Kimbrel, now 33-years-old, is coming off a resurgent 2021 season with both the Cubs and White Sox, in which he pitched to a 2.26 ERA across 63 relief appearances between the two Chicago teams, while averaging 15 strikeouts per nine and 3.4 BB/9. His 2.2 fWAR overall last year was his highest total since his 2017 season with Boston, when he finished sixth in the AL Cy Young race, thanks to 3.2 fWAR (1.43 ERA in 67 G). 

It feels like such a long time ago, but Kimbrel was an integral piece during the Braves rebuilding years. After being drafted in the third round of the 2008 MLB Draft, the then-20-year-old flamethrower quickly made his mark in Atlanta’s farm system. By early May of 2010 (just two years into his pro career), Kimbrel debuted for the Braves and wound up pitching in 21 games. During those final 3-4 months of the 2010 season, the 22-year-old righty posted a sub-1.00 ERA (0.44), and since then he’s never looked back. 

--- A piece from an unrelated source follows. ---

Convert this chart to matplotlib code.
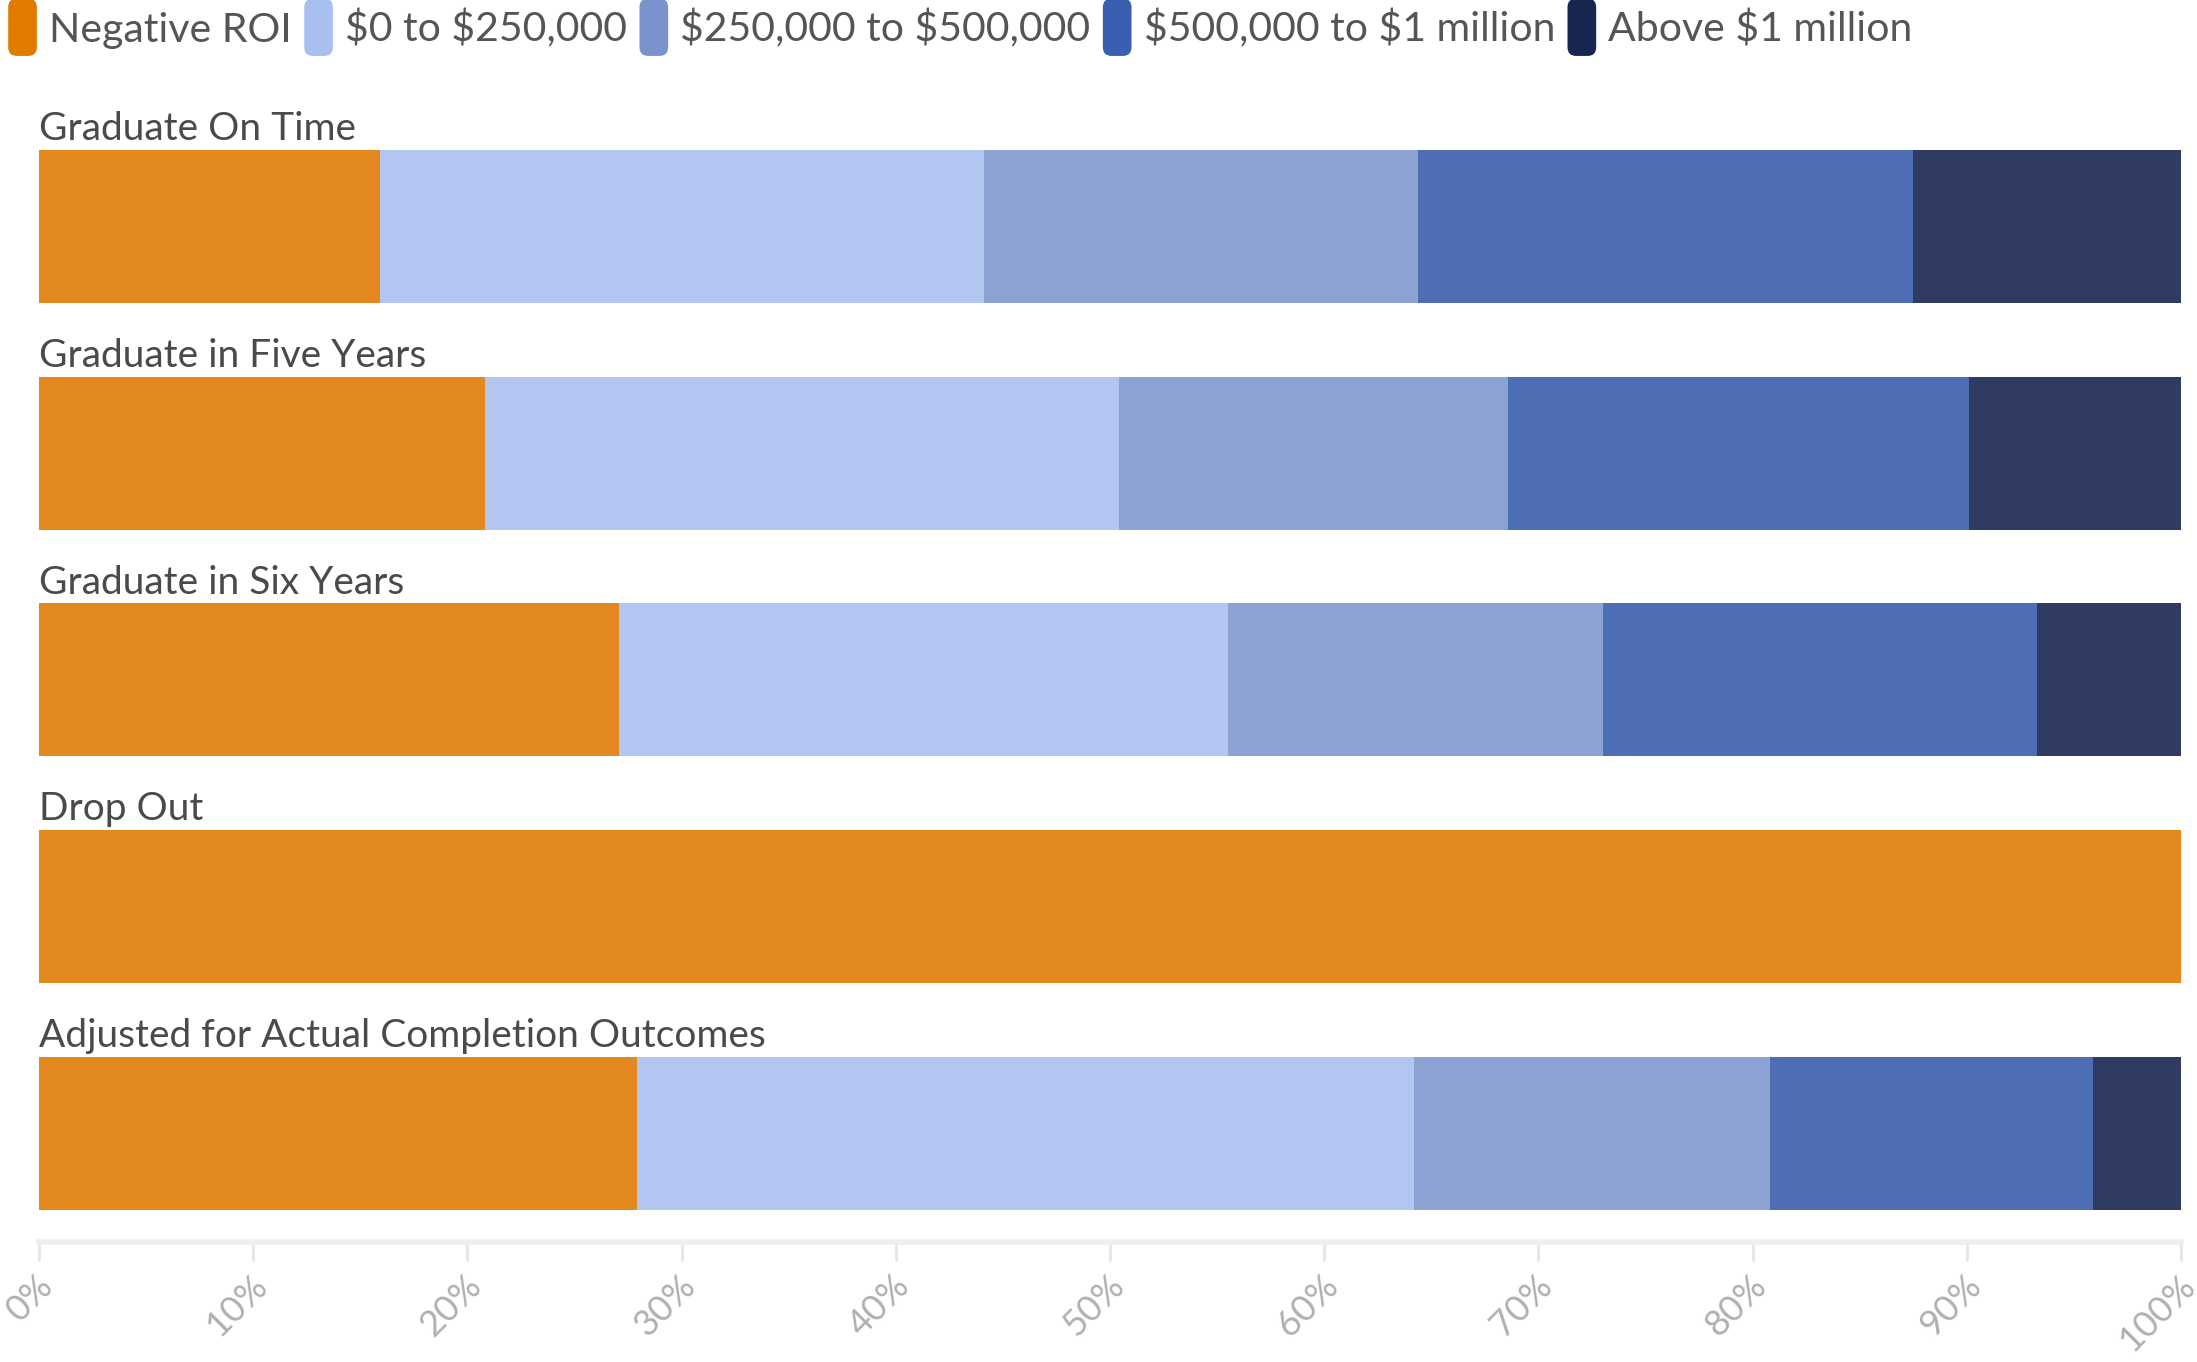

In his prime years in Atlanta, Kimbrel was a lock every season for 60-70 appearances, 40-50 saves and a sub-2.00 ERA. In fact, from 2011-14, the Alabama native averaged 68 games, 46 saves and a 1.51 ERA, all while punching out 14.6 batters per nine innings. Kimbrel’s 186 career saves with the Braves is still by far a franchise record, pacing Hall of Famer John Smoltz by over 30 conversions. He might not be quite the dominant closer he once was, but the Dodgers are certainly getting one of the best relief arms in the game. Since 2011 (his first season as a full-time closer in the majors), Kimbrel ranks third in WAR at 18.9, behind Aroldis Chapman (19.8) and Kenley Jansen (20.4). Although his 371 saves (out of 414) ranks first in that span. 

Ironically, not only does the Braves and Dodgers both have future Hall of Fame closers on its rosters, but each one was once a huge part of both franchises. The postseason is usually where this rivalry gets intense, but you can bet all eyes will be on these two clubs all year long in 2022. We’ll see who gets the better of who. Atlanta’s first series versus LA this year will come later this month in a three-game series at Dodgers Stadium, beginning April 18.